Try Convolution Tool →
6

Applying a Low-Pass Filter in the Frequency Domain

Problem Statement

A signal contains a 100 Hz tone plus high-frequency noise above 200 Hz. Remove the noise using an ideal low-pass filter with cutoff f_c = 150 Hz. The signal is sampled at f_s = 1000 Hz with N = 1024 samples.

Solution

Step 1: Compute the FFT of the signal:

X[k] = \text{FFT}\{x[n]\}

Step 2: Determine the bin index for the cutoff frequency:

k_c = \frac{f_c}{f_s} \cdot N = \frac{150}{1000} \cdot 1024 \approx 154

Step 3: Create an ideal low-pass filter in the frequency domain:

H[k] = \begin{cases} 1, & k \leq k_c \text{ or } k \geq N - k_c \\ 0, & \text{otherwise} \end{cases}

Step 4: Multiply and take the inverse FFT:

Y[k] = X[k] \cdot H[k] \quad\Rightarrow\quad y[n] = \text{IFFT}\{Y[k]\}

The output y[n] retains the 100 Hz tone with the high-frequency noise removed.

Key Takeaway

Filtering in the frequency domain is conceptually simple: take the FFT, zero out unwanted frequencies, and inverse-FFT back. The mirror symmetry of H[k] around N/2 preserves the real-valued nature of the output signal.

7

Sampling a Signal and Observing Aliasing

Problem Statement

A 900 Hz sine wave is sampled at f_s = 1000 Hz. What frequency does the sampled signal appear to have?

Solution

Step 1: The Nyquist frequency is:

f_{\text{Nyquist}} = \frac{f_s}{2} = 500\text{ Hz}

Step 2: Since 900 Hz > 500 Hz, the signal violates the Nyquist criterion. The aliased frequency is:

f_{\text{alias}} = |f_s - f_{\text{signal}}| = |1000 - 900| = 100\text{ Hz}

Step 3: Verification — when you compute the FFT of the sampled data, you will see a peak at 100 Hz, not 900 Hz. The original frequency is irrecoverably lost.
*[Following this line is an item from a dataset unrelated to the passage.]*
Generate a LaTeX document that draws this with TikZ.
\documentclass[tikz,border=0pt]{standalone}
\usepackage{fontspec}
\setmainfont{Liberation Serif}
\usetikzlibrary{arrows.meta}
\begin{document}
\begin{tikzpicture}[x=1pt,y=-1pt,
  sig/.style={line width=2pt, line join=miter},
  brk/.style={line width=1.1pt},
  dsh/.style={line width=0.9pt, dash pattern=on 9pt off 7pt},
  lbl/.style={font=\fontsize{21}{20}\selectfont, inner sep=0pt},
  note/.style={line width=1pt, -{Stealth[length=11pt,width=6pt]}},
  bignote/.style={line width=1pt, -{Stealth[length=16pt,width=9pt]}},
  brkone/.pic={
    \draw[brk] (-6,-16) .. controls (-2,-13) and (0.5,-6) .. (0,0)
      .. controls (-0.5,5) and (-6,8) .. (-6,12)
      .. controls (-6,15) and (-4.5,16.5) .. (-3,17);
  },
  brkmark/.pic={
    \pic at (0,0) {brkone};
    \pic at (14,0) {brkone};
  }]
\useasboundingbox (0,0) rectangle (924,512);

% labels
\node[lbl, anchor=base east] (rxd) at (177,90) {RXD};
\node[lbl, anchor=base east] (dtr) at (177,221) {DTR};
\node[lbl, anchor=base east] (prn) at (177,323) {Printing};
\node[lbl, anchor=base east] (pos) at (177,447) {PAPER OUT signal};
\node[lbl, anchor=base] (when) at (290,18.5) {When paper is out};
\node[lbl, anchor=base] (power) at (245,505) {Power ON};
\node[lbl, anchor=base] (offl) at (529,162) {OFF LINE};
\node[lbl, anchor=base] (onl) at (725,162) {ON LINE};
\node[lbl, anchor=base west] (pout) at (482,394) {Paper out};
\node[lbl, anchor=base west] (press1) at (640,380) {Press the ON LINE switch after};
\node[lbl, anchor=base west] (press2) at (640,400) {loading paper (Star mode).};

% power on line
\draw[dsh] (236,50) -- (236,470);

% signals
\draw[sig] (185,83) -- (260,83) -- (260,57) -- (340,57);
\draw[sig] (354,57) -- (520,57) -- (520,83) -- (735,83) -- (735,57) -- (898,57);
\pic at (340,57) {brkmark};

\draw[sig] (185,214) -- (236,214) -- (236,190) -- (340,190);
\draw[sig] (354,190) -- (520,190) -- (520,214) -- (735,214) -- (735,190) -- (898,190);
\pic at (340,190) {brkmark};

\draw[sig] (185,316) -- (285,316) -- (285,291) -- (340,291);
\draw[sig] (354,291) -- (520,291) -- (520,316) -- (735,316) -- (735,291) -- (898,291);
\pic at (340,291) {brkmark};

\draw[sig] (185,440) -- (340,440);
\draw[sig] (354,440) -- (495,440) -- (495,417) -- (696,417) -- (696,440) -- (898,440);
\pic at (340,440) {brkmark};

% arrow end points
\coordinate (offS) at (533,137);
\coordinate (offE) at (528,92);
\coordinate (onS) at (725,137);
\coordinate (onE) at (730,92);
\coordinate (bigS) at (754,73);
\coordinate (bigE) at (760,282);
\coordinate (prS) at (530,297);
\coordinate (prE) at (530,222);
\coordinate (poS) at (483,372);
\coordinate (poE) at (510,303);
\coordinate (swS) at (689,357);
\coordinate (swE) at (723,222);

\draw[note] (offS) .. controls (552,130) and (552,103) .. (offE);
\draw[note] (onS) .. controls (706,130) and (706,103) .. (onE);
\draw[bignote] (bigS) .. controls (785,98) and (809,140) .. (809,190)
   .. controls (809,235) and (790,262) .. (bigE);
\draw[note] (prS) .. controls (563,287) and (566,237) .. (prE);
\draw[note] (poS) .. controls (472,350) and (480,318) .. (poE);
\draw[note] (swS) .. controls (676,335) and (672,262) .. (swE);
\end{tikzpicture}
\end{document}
General formula: For any frequency above Nyquist, the aliased frequency is:

f_{\text{alias}} = \left| f_{\text{signal}} - \text{round}\!\left(\frac{f_{\text{signal}}}{f_s}\right) \cdot f_s \right|

Key Takeaway

Aliasing folds high-frequency content below the Nyquist frequency, creating phantom frequencies that are indistinguishable from legitimate signals. The only prevention is an anti-aliasing filter before sampling, or sampling at a rate at least twice the highest frequency present.
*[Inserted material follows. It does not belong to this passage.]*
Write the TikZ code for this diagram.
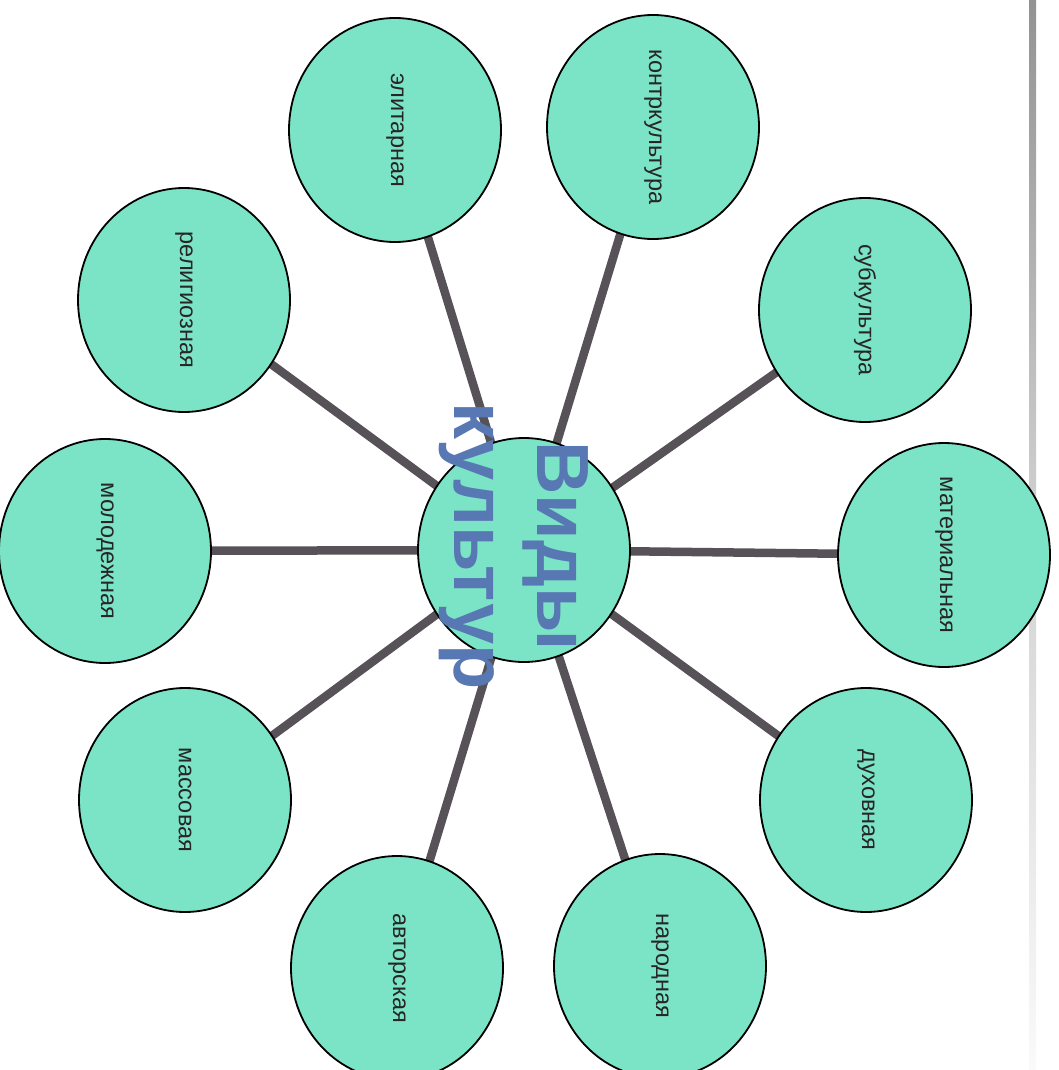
\documentclass[tikz,border=0pt]{standalone}
\usepackage{fontspec}
\setmainfont{Liberation Sans}
\usetikzlibrary{shapes.geometric,backgrounds}
\definecolor{turq}{RGB}{124,228,198}
\definecolor{conn}{RGB}{86,82,88}
\definecolor{titleblue}{RGB}{88,120,180}
\newcommand\lblfont{\fontsize{23.5}{27}\selectfont\color{black!85}}
\tikzset{
  blob/.style={ellipse,draw=black,line width=1.8pt,fill=turq,minimum width=212pt,minimum height=224pt,inner sep=0pt},
  spoke/.style={draw=conn,line width=8.5pt}
}
\begin{document}
\begin{tikzpicture}[x=1pt,y=-1pt]
\useasboundingbox (0,0) rectangle (1059,1070);
\fill[top color=gray!85,bottom color=gray!4,middle color=gray!35] (1029,0) rectangle (1036,1070);
\node[blob] (c) at (524,550) {};
\node[rotate=-90,align=center,font=\bfseries\fontsize{74}{83}\selectfont,text=titleblue] (ct) at (514,546) {Виды\\культур};
\node[blob] (mat) at (944,555) {\rotatebox{-90}{\lblfont материальная}};
\node[blob] (sub) at (865,310) {\rotatebox{-90}{\lblfont субкультура}};
\node[blob] (kon) at (653,127) {\rotatebox{-90}{\lblfont контркультура}};
\node[blob] (eli) at (395,130) {\rotatebox{-90}{\lblfont элитарная}};
\node[blob] (rel) at (184,300) {\rotatebox{-90}{\lblfont религиозная}};
\node[blob] (mol) at (105,551) {\rotatebox{-90}{\lblfont молодежная}};
\node[blob] (mas) at (185,800) {\rotatebox{-90}{\lblfont массовая}};
\node[blob] (avt) at (397,968) {\rotatebox{-90}{\lblfont авторская}};
\node[blob] (nar) at (660,966) {\rotatebox{-90}{\lblfont народная}};
\node[blob] (duh) at (866,800) {\rotatebox{-90}{\lblfont духовная}};
\begin{scope}[on background layer]
\foreach \n in {mat,sub,kon,eli,rel,mol,mas,avt,nar,duh}
  \draw[spoke] (c.center) -- (\n.center);
\end{scope}
\end{tikzpicture}
\end{document}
See Aliasing in the Visualizer →
8

Computing Power Spectrum from FFT Output

Problem Statement

Given a signal x[n] of length N = 512 sampled at f_s = 8000 Hz, compute its power spectral density (PSD) and express the result in decibels.

Solution

Step 1: Compute the FFT:

X[k] = \text{FFT}\{x[n]\}, \quad k = 0, 1, \ldots, N-1

Step 2: Compute the power spectrum (periodogram estimate):

P[k] = \frac{|X[k]|^2}{N}

Step 3: For a one-sided spectrum (real signals only), keep bins k = 0, 1, \ldots, N/2 and double the non-DC, non-Nyquist bins:

P_{\text{one-sided}}[k] = \begin{cases} P[0], & k = 0 \\ 2P[k], & 1 \leq k < N/2 \\ P[N/2], & k = N/2 \end{cases}

Step 4: Convert to decibels:

P_{\text{dB}}[k] = 10\log_{10}\!\left(P_{\text{one-sided}}[k]\right)

Step 5: The frequency axis maps each bin to:

f_k = k \cdot \frac{f_s}{N} = k \cdot \frac{8000}{512} \approx k \cdot 15.625\text{ Hz}

Key Takeaway

The power spectrum shows how signal energy is distributed across frequencies. Squaring the magnitude removes phase information and gives you energy (power per bin). Expressing in decibels compresses the dynamic range so you can see both strong and weak components. For real signals, the spectrum is symmetric, so you only need to plot the one-sided version.